中秋快乐! (Happy Mid-Autumn Day!)

So it was actually two days ago (September 25) but I was up to my eyes in moon cakes and couldn't be bothered to post a blog.

So what exactly is Mid-Autumn Day?

"The custom of celebrating the moon for both the Han and minority nationalities, can be traced as far back as the ancient Xian Dynasty and Shang Dynasty of China (20th century BC-1060s BC). In the Zhou Dynasty (1066 BCE-221 BCE), the people celebrated the Mid-Autumn Festival to worship the moon.

"The practice became very prevalent in the Tang Dynasty (618-907 CE) that people enjoyed and worshipped the full moon. In the Southern Song Dynasty (1127-1279), however, people started making round moon cakes, as gifts to their relatives in expression of their best wishes of family reunion. At night, they came out to watch the full moon to celebrate the festival.

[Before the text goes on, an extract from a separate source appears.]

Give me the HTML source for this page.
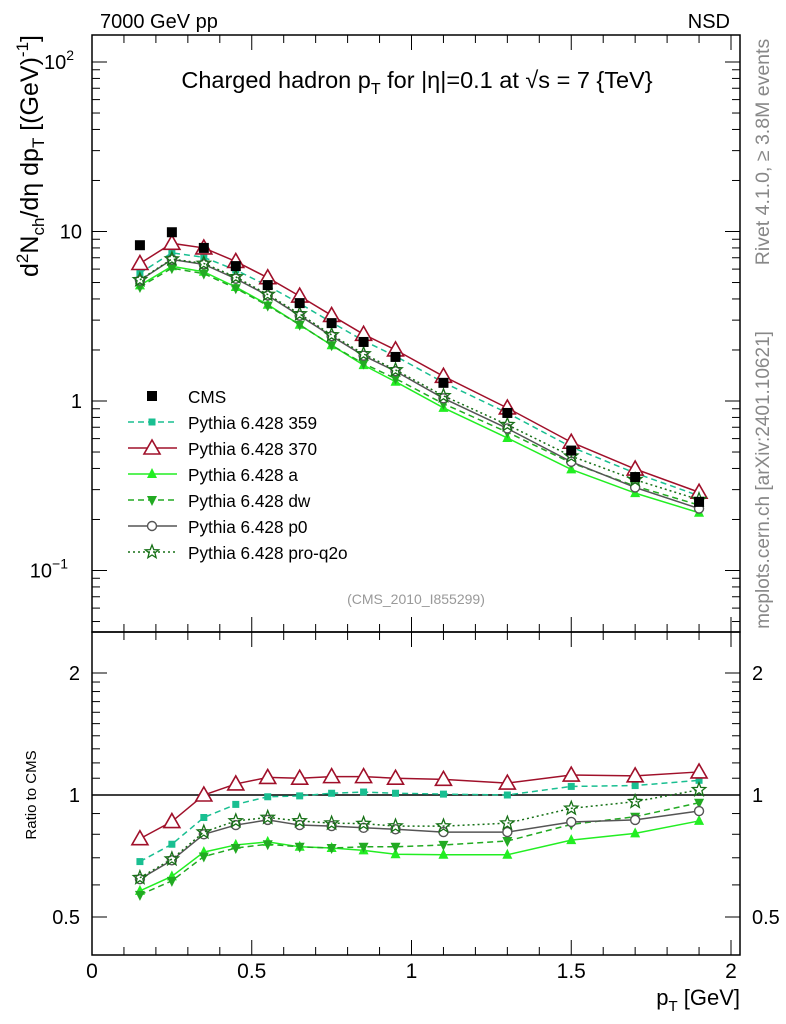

Since the Ming (1368-1644), and Qing Dynasties (1644-1911), the custom of Mid-Autumn Festival celebration has become unprecedentedly popular."

(Thanks Wikipedia, David)

In a perfect world, we would have spent the night watching the round moon while enjoying some delicious moon cakes with our loved ones. The foreign office even gave all the foreign teachers a box of moon cakes (complete with knife and fancy toothpicks) for the event.


In reality, the air in Xi'an was too polluted and we couldn't see the sky. So instead, Ali, Shelby and I played Moonopoly (get it?) while choking down 8 strangely flavored fruit cakes until we felt sick.